— MATERIAL PROVIDED —
— START —

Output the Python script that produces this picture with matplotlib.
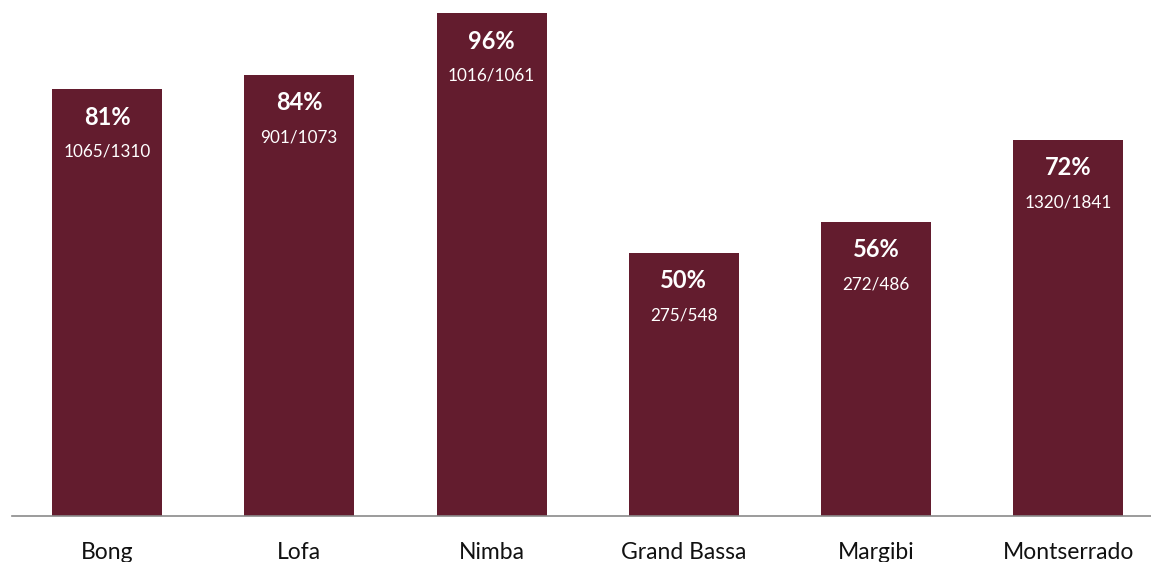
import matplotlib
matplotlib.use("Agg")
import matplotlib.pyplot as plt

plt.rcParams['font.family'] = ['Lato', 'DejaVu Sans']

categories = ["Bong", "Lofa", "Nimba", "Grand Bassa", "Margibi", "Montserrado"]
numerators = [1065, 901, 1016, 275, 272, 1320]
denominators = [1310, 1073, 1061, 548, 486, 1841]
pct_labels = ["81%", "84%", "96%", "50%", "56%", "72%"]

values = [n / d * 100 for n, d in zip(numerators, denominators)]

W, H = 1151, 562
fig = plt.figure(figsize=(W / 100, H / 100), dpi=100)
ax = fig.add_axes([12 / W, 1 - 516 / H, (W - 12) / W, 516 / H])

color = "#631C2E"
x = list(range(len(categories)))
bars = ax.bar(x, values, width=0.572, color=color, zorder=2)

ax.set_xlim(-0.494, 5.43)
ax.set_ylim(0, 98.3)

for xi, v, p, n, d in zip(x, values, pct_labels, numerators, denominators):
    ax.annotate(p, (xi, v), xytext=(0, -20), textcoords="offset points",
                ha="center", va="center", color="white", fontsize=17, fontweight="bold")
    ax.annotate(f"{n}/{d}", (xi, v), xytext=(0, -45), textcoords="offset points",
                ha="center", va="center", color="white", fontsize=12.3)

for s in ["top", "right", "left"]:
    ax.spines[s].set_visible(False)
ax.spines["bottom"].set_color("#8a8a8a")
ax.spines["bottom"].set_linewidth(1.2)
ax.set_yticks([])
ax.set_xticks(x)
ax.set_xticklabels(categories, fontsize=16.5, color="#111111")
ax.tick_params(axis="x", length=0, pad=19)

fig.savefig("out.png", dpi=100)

— END —

— DIRECTIVE —
The material above must be printed exactly, with its pictures left out.

— WRITTEN RESPONSE —
Output the Python script that produces this picture with matplotlib.
import matplotlib
matplotlib.use("Agg")
import matplotlib.pyplot as plt

plt.rcParams['font.family'] = ['Lato', 'DejaVu Sans']

categories = ["Bong", "Lofa", "Nimba", "Grand Bassa", "Margibi", "Montserrado"]
numerators = [1065, 901, 1016, 275, 272, 1320]
denominators = [1310, 1073, 1061, 548, 486, 1841]
pct_labels = ["81%", "84%", "96%", "50%", "56%", "72%"]

values = [n / d * 100 for n, d in zip(numerators, denominators)]

W, H = 1151, 562
fig = plt.figure(figsize=(W / 100, H / 100), dpi=100)
ax = fig.add_axes([12 / W, 1 - 516 / H, (W - 12) / W, 516 / H])

color = "#631C2E"
x = list(range(len(categories)))
bars = ax.bar(x, values, width=0.572, color=color, zorder=2)

ax.set_xlim(-0.494, 5.43)
ax.set_ylim(0, 98.3)

for xi, v, p, n, d in zip(x, values, pct_labels, numerators, denominators):
    ax.annotate(p, (xi, v), xytext=(0, -20), textcoords="offset points",
                ha="center", va="center", color="white", fontsize=17, fontweight="bold")
    ax.annotate(f"{n}/{d}", (xi, v), xytext=(0, -45), textcoords="offset points",
                ha="center", va="center", color="white", fontsize=12.3)

for s in ["top", "right", "left"]:
    ax.spines[s].set_visible(False)
ax.spines["bottom"].set_color("#8a8a8a")
ax.spines["bottom"].set_linewidth(1.2)
ax.set_yticks([])
ax.set_xticks(x)
ax.set_xticklabels(categories, fontsize=16.5, color="#111111")
ax.tick_params(axis="x", length=0, pad=19)

fig.savefig("out.png", dpi=100)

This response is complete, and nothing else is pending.